■ What the exercise asks
Starting at the line containing "Write the matplotlib code for this chart." and ending at the line containing "from matplotlib.ticker import", reproduce each line exactly as written, with both end lines included and all pictures omitted.

■ Dataset records
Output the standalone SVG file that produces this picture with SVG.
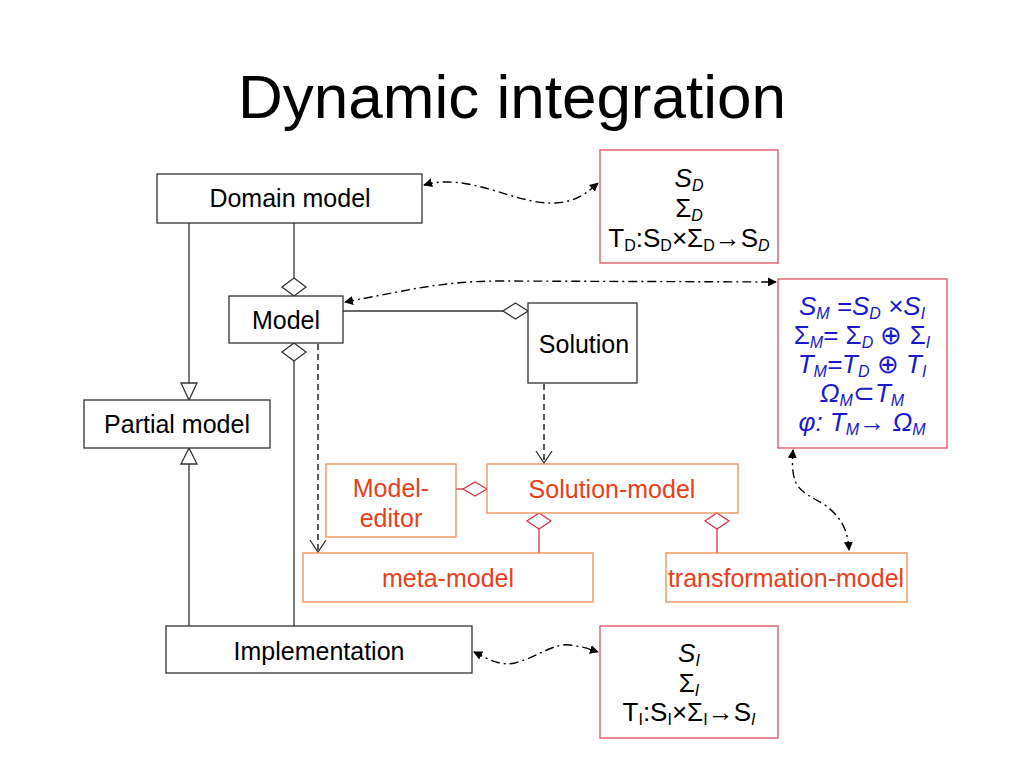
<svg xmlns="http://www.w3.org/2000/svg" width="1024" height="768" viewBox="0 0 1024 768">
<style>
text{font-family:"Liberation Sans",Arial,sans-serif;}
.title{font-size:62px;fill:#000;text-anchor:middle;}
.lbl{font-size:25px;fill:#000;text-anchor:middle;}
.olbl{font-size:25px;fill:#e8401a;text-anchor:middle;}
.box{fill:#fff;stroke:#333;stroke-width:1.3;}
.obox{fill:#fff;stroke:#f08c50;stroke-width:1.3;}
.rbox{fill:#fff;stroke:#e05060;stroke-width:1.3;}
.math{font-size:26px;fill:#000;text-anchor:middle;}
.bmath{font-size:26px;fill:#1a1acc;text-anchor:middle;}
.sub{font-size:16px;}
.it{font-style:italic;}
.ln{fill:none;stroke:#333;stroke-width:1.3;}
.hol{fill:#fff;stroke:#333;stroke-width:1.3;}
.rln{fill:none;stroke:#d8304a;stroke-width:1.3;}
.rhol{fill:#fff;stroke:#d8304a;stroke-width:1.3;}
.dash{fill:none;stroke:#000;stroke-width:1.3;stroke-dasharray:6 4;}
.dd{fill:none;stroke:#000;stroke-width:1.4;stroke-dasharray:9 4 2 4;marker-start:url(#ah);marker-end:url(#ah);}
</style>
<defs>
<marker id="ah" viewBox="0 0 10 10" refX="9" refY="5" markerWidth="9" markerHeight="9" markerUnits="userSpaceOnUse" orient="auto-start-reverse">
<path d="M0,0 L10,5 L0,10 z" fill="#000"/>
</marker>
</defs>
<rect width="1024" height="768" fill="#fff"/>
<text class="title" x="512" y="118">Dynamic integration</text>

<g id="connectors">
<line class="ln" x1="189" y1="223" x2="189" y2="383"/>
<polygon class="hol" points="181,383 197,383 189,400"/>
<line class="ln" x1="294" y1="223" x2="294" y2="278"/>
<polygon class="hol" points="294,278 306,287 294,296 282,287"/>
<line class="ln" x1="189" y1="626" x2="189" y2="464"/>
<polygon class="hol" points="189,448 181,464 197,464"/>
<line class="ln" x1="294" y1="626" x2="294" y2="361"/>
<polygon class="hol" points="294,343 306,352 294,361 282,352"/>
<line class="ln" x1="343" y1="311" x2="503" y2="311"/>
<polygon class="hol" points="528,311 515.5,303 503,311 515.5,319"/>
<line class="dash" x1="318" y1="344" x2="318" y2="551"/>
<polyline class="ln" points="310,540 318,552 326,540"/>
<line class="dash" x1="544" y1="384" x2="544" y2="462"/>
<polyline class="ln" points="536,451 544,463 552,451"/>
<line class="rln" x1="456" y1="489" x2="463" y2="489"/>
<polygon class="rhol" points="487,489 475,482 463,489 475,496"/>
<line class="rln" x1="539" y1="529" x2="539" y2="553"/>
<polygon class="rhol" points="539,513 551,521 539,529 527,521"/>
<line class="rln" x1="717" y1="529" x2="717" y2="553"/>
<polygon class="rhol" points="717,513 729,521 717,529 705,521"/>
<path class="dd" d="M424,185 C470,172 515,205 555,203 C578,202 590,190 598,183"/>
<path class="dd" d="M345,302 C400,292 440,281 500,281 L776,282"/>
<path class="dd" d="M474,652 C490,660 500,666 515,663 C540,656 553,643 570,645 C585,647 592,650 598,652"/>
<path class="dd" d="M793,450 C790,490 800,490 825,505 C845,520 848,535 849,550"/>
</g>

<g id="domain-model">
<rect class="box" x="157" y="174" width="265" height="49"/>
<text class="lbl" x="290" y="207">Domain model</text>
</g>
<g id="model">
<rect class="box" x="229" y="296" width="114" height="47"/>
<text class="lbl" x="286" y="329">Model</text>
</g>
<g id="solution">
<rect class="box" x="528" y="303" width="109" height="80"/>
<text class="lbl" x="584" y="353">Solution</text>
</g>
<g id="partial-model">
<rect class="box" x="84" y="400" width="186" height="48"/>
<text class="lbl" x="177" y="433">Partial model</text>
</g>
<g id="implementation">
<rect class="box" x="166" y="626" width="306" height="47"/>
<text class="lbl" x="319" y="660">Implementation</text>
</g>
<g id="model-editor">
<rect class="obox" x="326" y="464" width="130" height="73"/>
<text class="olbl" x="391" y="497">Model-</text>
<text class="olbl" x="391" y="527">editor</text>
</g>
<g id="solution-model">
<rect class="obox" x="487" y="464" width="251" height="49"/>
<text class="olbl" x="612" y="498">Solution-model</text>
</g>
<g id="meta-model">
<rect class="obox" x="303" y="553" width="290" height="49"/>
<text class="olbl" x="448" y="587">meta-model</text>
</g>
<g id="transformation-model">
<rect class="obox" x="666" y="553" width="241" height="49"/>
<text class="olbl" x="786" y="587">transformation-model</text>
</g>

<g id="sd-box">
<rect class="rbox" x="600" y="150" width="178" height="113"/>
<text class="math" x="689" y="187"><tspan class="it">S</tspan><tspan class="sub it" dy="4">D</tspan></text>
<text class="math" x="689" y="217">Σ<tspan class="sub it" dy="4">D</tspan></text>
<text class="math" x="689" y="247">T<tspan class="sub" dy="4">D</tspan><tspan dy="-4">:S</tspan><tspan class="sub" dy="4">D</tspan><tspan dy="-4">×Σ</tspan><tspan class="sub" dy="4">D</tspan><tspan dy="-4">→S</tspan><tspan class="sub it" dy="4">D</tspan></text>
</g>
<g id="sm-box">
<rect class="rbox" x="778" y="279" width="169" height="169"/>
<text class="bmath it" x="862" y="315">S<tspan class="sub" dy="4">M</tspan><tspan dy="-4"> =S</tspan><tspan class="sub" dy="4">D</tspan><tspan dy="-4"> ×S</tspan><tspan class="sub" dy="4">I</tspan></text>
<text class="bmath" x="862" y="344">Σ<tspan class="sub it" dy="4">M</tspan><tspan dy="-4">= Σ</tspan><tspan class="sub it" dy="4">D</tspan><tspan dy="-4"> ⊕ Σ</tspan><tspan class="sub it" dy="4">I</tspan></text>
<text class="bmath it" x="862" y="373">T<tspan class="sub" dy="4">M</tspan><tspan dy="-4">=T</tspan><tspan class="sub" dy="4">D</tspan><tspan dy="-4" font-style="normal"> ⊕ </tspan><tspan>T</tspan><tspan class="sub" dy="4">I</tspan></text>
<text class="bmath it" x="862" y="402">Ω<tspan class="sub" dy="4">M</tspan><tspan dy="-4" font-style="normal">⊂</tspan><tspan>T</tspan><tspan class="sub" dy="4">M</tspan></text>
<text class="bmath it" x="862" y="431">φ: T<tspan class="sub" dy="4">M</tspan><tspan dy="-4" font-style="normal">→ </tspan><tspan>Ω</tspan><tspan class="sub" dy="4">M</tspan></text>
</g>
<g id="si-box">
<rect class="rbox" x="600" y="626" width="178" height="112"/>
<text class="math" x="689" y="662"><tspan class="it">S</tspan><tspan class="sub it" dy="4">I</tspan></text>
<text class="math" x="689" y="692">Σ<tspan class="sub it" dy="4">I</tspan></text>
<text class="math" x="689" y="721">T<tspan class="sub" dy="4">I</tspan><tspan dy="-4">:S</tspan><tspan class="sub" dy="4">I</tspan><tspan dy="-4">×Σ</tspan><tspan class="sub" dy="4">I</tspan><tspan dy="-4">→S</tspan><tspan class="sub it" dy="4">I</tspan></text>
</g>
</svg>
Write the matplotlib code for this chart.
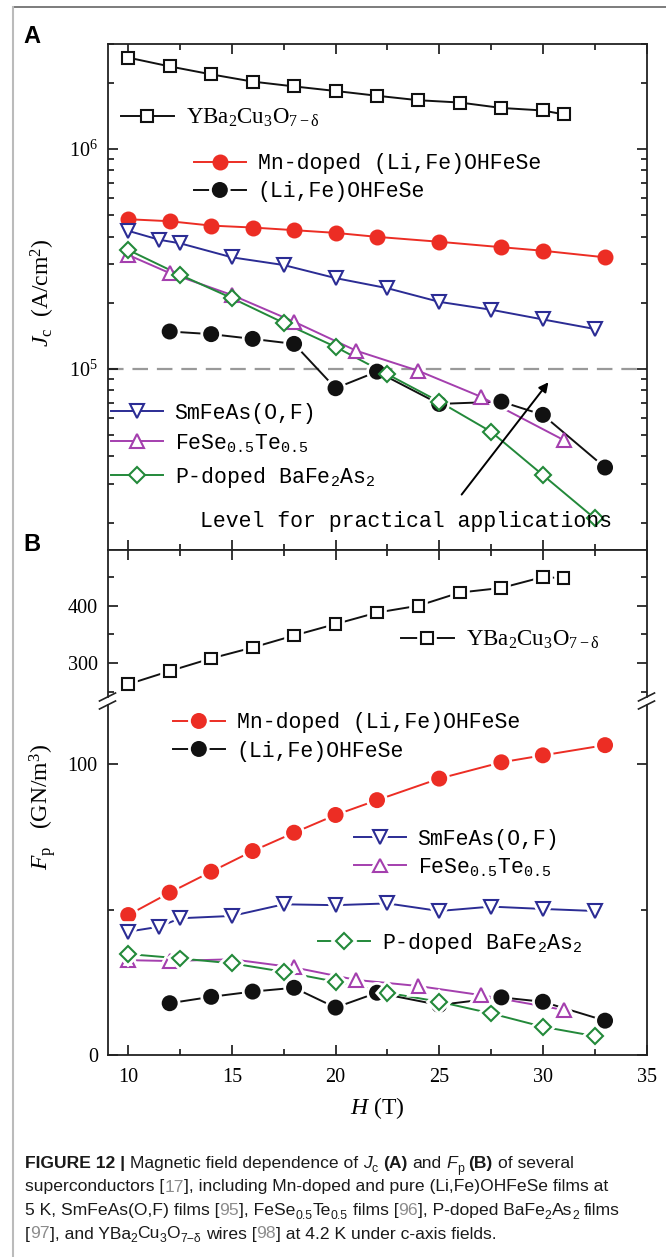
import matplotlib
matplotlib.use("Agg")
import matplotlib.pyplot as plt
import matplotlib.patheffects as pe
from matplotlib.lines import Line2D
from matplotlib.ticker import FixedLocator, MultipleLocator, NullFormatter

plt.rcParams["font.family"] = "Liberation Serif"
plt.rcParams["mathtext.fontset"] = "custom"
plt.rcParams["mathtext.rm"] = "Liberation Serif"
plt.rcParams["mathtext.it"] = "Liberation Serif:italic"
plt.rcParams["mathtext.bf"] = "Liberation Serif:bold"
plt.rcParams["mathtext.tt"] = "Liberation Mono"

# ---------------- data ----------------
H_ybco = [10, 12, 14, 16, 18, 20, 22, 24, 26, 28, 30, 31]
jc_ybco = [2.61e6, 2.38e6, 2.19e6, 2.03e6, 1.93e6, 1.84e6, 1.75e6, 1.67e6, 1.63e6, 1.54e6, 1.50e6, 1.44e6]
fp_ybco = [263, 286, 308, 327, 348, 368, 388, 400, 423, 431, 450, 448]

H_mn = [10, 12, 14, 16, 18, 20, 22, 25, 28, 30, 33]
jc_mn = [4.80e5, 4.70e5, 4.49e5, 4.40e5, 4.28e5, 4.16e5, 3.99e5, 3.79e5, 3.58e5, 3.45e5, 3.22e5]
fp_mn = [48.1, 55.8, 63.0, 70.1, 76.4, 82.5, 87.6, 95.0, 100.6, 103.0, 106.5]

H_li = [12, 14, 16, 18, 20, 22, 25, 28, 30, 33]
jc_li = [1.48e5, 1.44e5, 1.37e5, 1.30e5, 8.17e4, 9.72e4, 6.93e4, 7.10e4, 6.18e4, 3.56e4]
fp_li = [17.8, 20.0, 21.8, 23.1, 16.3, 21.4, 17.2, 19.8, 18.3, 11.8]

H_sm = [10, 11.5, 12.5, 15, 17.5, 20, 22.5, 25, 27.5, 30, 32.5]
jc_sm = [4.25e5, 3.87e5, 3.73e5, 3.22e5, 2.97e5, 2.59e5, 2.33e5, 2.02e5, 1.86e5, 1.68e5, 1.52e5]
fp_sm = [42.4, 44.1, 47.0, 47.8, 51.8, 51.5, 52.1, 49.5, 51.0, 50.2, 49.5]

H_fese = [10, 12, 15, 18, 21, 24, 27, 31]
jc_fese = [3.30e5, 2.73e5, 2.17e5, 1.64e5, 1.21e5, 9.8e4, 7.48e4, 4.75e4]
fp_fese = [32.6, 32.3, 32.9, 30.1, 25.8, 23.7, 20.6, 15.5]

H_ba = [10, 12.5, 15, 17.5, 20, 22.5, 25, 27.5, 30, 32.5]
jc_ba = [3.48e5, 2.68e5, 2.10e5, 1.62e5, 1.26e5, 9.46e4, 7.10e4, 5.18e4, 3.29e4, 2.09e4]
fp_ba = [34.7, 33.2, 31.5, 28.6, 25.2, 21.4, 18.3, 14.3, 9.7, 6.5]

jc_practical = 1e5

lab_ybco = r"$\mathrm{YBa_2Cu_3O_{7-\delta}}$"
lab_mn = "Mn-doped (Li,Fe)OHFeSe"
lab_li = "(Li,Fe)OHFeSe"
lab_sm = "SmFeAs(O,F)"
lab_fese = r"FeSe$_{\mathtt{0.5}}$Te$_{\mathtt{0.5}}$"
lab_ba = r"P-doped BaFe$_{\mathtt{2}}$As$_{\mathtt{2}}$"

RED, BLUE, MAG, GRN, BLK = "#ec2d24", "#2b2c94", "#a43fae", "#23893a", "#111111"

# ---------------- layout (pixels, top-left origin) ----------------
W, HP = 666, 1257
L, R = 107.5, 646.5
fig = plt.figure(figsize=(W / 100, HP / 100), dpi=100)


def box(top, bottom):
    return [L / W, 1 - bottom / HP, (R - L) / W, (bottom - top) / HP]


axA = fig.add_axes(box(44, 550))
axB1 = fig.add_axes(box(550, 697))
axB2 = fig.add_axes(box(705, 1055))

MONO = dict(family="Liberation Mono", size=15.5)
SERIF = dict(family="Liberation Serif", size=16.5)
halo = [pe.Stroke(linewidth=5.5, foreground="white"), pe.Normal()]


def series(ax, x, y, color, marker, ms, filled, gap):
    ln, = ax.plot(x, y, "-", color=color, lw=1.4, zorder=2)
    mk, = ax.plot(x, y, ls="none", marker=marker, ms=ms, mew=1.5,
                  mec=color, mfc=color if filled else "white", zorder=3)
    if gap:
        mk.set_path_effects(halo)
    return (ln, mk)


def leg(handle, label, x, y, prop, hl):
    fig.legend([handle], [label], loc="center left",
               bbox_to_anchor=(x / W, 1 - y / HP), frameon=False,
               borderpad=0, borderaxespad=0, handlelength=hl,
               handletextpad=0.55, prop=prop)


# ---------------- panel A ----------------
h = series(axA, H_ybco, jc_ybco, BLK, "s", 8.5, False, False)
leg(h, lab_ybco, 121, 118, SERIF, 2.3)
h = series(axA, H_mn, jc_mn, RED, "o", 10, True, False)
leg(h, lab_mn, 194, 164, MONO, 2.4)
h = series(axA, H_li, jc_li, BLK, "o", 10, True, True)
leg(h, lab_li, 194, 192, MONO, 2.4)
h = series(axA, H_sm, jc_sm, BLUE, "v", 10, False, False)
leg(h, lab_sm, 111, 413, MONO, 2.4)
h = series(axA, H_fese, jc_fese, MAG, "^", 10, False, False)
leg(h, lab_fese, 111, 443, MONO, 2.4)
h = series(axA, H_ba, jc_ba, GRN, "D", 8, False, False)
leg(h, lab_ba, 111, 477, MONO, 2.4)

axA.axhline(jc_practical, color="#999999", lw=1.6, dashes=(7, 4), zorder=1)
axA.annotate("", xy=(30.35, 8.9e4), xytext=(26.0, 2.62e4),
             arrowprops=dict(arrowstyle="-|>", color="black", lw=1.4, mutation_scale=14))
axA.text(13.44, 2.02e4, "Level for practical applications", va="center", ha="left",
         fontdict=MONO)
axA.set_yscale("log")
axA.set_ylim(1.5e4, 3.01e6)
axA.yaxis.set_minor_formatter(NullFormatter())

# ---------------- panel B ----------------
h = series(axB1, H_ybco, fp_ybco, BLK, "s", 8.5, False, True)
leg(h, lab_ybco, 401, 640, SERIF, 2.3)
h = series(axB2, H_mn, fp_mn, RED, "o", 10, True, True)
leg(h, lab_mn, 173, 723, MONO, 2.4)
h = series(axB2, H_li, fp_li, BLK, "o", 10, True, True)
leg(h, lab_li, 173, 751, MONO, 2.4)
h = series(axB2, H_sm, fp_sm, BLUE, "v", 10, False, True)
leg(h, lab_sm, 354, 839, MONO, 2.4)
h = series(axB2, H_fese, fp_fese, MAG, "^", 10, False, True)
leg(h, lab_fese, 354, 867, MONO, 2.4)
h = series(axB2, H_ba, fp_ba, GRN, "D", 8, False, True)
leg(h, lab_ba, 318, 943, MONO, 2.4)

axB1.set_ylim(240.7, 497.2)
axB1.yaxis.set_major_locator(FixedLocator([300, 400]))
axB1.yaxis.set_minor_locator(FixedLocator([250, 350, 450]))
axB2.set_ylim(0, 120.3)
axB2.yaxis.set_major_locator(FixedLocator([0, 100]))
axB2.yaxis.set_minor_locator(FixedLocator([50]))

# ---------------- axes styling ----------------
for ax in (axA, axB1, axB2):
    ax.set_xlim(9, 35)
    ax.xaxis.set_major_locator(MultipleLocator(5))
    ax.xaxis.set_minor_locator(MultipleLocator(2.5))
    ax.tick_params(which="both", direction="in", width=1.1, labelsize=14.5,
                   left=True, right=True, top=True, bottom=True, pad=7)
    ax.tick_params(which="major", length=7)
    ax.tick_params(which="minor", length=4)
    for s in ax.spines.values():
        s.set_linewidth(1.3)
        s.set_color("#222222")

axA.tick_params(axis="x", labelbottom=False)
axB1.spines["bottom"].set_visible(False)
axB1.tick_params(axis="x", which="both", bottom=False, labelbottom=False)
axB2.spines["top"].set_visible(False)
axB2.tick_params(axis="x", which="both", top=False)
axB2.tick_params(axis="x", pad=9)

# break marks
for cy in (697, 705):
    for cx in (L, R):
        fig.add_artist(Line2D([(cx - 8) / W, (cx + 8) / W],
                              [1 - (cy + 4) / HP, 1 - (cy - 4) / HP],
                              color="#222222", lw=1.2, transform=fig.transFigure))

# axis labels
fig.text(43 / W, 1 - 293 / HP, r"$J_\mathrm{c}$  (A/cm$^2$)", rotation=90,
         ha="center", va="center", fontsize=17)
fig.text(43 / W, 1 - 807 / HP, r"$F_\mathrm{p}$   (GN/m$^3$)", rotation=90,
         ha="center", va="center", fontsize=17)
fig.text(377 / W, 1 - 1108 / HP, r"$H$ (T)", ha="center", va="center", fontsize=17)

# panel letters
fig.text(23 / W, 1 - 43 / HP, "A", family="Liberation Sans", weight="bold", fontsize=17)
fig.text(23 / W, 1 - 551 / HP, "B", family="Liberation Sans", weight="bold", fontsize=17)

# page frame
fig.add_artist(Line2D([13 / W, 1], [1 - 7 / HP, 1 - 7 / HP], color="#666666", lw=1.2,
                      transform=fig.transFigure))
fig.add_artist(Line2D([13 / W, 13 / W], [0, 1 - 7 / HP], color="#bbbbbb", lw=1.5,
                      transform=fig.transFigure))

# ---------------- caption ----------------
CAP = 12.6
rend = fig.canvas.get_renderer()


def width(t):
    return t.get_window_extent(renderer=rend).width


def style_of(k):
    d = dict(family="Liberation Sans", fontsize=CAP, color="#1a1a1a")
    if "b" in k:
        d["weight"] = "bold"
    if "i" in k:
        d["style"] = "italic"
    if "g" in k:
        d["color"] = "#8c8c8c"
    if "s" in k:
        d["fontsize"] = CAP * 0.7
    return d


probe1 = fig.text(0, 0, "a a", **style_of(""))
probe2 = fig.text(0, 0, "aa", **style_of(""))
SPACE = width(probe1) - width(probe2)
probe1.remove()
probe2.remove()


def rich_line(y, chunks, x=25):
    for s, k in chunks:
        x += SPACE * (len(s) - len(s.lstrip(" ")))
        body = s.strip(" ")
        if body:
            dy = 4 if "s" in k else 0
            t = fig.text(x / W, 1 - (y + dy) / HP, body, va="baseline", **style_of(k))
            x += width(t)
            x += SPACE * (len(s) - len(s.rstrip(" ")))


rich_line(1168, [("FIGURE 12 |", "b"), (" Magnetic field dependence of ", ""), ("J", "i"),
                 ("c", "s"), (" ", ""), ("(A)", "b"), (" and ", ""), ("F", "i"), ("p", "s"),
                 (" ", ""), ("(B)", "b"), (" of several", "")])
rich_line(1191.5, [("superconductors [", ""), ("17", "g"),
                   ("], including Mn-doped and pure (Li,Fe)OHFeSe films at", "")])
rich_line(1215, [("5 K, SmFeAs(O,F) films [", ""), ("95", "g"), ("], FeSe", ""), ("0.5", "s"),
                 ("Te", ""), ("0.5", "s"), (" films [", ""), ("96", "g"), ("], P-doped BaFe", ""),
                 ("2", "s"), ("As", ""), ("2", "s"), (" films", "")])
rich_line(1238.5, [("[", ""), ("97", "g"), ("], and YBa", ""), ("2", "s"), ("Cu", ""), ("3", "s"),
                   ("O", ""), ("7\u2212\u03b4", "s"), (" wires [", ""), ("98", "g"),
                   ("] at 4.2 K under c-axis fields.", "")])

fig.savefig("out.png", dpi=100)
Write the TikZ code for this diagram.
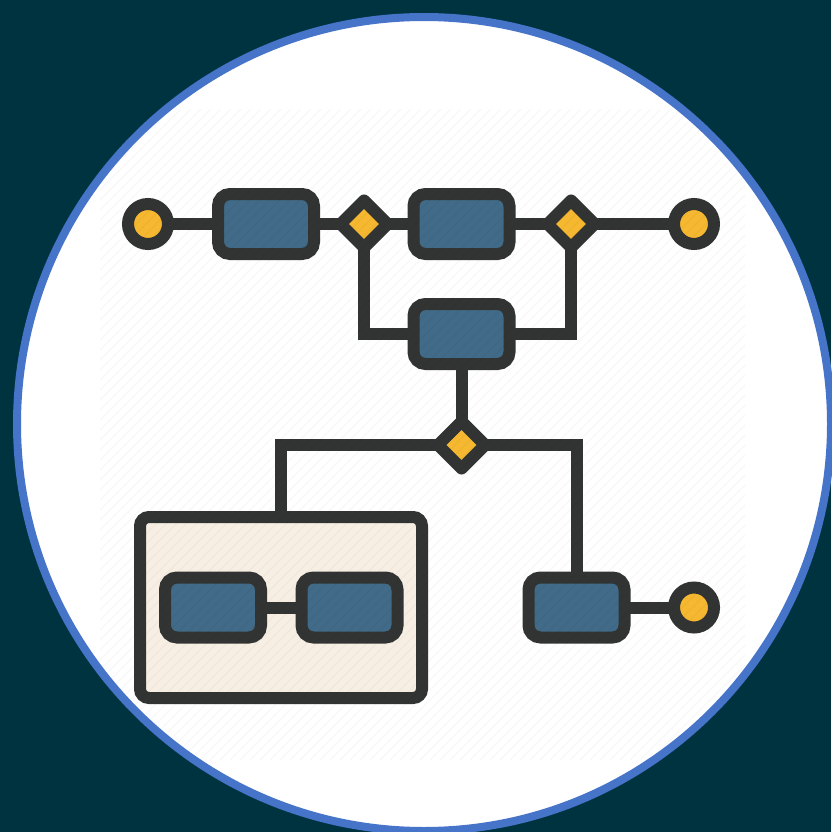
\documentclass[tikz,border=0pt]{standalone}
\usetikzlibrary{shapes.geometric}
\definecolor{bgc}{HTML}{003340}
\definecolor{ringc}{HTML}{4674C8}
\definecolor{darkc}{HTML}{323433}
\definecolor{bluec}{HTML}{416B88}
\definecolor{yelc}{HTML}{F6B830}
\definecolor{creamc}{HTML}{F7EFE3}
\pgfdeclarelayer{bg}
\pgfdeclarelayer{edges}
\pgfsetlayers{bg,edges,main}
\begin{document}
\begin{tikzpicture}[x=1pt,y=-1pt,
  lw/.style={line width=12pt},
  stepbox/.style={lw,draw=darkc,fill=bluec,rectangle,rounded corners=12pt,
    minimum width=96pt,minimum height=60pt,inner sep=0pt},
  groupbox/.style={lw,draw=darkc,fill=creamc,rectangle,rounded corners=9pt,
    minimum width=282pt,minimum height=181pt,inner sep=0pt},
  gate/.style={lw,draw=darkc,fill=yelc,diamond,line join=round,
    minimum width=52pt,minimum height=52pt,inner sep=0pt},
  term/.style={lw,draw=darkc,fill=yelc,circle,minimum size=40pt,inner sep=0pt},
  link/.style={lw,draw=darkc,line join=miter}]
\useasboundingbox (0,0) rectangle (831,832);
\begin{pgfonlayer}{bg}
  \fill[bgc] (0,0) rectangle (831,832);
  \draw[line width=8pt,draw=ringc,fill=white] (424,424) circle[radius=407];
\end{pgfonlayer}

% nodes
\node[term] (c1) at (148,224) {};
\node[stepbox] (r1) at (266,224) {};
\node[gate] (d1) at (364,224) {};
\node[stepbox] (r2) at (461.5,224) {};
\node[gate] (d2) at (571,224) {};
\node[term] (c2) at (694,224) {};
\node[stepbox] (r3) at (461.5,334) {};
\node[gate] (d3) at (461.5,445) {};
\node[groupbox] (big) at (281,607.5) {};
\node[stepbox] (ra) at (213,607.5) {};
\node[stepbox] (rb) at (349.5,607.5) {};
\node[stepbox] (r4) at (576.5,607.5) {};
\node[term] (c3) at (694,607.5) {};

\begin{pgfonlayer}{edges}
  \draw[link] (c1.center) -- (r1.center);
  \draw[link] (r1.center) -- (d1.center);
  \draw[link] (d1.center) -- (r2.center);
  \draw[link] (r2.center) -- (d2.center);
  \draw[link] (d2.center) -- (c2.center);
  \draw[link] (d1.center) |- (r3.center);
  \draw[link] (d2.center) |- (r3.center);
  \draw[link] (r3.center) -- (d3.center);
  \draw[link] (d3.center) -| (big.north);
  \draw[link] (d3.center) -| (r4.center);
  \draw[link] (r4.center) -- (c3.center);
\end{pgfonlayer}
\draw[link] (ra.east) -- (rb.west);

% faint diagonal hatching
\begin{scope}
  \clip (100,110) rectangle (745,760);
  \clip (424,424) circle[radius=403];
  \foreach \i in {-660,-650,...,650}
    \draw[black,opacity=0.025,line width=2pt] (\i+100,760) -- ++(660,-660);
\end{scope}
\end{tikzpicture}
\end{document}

■ Response to the exercise
Write the matplotlib code for this chart.
import matplotlib
matplotlib.use("Agg")
import matplotlib.pyplot as plt
import matplotlib.patheffects as pe
from matplotlib.lines import Line2D
from matplotlib.ticker import FixedLocator, MultipleLocator, NullFormatter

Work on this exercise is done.